Grady to hospitals: Do ‘fair share’
The Atlanta Journal-Constitution
Saturday, September 06, 2008
New Grady hospital CEO Michael Young fired a shot across the bows of metro Atlanta hospitals Friday, saying they should stop sending their uninsured patients to Grady.
“I think the other hospitals need to do a gut check on their missions, and see if they’re doing their fair share,” he said during a news conference Friday.
“They need to step up and treat every patient the same, rich or poor, insured or not,” Young said.
The practice of sending these nonpaying patients to Grady has gone on for years, Young said, and is a major problem contributing to Grady’s multimillion-dollar deficit.
If it continues, he said, the hospital may not survive.
Having taken office on Tuesday, Young showed his willingness to attack a charged topic right off the bat.
“These other hospitals are [nonprofit] tax-exempt organizations, and both the state and federal government are giving them tens of millions of dollars in tax breaks,” he said. He declined to identify any hospital.
Officials from several area hospitals denied that they dump patients on Grady.
“We don’t dump patients. We don’t send patients to Grady,” said Lynn Peterson, spokeswoman for St. Joseph’s Hospital in Atlanta. “If a patient arrives at St. Joseph’s, they are taken care of here.”
Grady is considered the largest, busiest and most financially troubled public hospital in the state. The hospital treats many uninsured people and loses upward of $40 million a year providing this uncompensated care, Grady officials said. The hospital was close to closing last year when it ran a deficit of $43 million.
Young opened a can of worms that has created debate for years in metro Atlanta. The dumping of patients to another hospital raises concerns about ethics and potentially violates a federal law against the practice. Beyond that, a patient who does not receive proper treatment at a hospital that also tells them to go elsewhere could be the basis of a malpractice lawsuit.
Young said he believes some of these patients sent to Grady are not receiving proper treatment elsewhere, before being sent to Grady. He said he spent 20 hours in the Grady emergency room this week, and was struck by the “high number of those patients who started elsewhere.”
He spoke of one patient from Stone Mountain.
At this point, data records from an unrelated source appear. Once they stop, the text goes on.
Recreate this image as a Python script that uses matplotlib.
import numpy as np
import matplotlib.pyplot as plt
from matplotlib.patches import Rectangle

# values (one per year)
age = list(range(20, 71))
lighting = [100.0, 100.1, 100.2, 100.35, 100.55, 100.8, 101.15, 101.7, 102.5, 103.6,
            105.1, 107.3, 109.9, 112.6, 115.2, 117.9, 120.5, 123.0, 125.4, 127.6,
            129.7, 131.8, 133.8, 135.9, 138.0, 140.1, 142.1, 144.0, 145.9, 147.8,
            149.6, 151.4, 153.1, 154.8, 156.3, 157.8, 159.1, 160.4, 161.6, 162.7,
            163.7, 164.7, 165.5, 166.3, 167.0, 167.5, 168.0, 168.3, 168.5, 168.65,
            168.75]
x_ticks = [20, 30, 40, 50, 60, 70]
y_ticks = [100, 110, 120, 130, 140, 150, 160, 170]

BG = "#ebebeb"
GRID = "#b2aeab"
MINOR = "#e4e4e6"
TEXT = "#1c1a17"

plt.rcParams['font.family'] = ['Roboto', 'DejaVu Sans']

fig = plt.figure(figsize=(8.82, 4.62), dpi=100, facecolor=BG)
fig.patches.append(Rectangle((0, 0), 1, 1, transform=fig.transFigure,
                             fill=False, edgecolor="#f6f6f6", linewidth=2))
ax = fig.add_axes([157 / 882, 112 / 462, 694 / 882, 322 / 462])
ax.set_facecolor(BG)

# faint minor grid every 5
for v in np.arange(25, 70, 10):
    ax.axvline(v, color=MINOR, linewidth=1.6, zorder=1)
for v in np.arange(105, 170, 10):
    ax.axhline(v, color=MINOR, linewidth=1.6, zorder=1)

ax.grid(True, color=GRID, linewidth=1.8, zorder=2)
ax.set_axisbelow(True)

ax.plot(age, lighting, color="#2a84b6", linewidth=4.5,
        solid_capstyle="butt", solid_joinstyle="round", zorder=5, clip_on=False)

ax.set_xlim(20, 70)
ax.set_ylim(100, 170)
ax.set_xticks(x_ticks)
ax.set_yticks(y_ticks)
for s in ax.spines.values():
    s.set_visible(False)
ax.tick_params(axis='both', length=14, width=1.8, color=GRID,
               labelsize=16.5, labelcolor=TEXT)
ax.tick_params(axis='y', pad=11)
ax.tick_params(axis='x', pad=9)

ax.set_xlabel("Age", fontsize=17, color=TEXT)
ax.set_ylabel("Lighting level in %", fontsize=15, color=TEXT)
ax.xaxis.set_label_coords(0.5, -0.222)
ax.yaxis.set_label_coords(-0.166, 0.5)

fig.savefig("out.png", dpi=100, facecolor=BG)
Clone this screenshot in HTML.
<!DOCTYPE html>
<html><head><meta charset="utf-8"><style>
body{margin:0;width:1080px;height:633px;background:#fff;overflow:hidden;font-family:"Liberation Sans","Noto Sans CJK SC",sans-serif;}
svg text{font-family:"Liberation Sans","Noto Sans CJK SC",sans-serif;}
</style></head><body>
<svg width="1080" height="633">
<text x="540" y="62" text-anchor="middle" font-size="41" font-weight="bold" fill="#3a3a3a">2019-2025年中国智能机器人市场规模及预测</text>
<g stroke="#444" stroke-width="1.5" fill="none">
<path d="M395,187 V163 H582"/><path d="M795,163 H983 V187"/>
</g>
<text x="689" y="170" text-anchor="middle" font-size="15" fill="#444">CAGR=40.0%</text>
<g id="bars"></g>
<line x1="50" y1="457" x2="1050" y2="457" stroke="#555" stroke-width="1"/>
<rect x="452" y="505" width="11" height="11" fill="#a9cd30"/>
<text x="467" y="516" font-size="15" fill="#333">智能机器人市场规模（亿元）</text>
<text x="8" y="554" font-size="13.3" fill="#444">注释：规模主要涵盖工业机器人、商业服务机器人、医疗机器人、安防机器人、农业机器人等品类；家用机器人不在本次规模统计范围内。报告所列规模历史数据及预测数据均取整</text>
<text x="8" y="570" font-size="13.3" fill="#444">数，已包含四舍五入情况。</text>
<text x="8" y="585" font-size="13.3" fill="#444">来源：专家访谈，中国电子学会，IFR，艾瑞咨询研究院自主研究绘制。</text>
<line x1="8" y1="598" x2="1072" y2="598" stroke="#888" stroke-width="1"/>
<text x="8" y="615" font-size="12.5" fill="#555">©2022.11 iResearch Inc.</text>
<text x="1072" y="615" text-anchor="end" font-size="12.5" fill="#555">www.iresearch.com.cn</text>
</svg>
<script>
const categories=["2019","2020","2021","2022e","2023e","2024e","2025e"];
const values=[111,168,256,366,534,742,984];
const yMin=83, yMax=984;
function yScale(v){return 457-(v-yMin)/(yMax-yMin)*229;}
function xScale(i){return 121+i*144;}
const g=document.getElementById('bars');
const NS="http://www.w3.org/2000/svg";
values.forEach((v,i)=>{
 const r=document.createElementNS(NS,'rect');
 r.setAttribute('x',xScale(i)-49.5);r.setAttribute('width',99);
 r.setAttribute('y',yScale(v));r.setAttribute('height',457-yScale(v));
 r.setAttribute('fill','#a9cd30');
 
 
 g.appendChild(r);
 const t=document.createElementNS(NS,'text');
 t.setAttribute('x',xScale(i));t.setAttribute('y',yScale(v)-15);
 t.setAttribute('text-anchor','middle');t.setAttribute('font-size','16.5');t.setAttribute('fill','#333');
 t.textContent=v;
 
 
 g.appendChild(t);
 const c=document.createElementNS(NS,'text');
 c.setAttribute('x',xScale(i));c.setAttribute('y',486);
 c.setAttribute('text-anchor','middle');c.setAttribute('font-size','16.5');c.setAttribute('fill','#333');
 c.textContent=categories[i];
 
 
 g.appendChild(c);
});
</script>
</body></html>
He said the patient had been at another hospital, and the treatment was not complete. “They were uninsured,” he said.
Nettie Klein, administrative director of emergency services at Piedmont Hospital, said, “We are required to provide urgent care when they present at the door.”
Sometimes a patient is transferred to Grady for a specialty service, such as Grady’s burn clinic, she said.
Officials at Emory Crawford Long Hospital and Emory University Hospital also said they do not dump patients on Grady. But it is possible for a patient to end up at Grady for follow-up care, if that is more convenient for the patient, said Dr. Kate Heilpern, the Emory official who oversees the emergency rooms at Crawford Long, Emory and Grady.
She noted that if the patient lives in Fulton or DeKalb, they may pay less, or even nothing, by attending a Grady clinic versus one elsewhere.
The Rev. Tim McDonald, a leader of the advocacy group called the Grady Coalition, said he has spoken to uninsured patients who told him they had been sent to Grady from another hospital. He praised Young’s “courageousness” in raising the topic. But McDonald said such debate has surfaced in the past, with little results. He believes nothing short of state intervention will stop the dumping.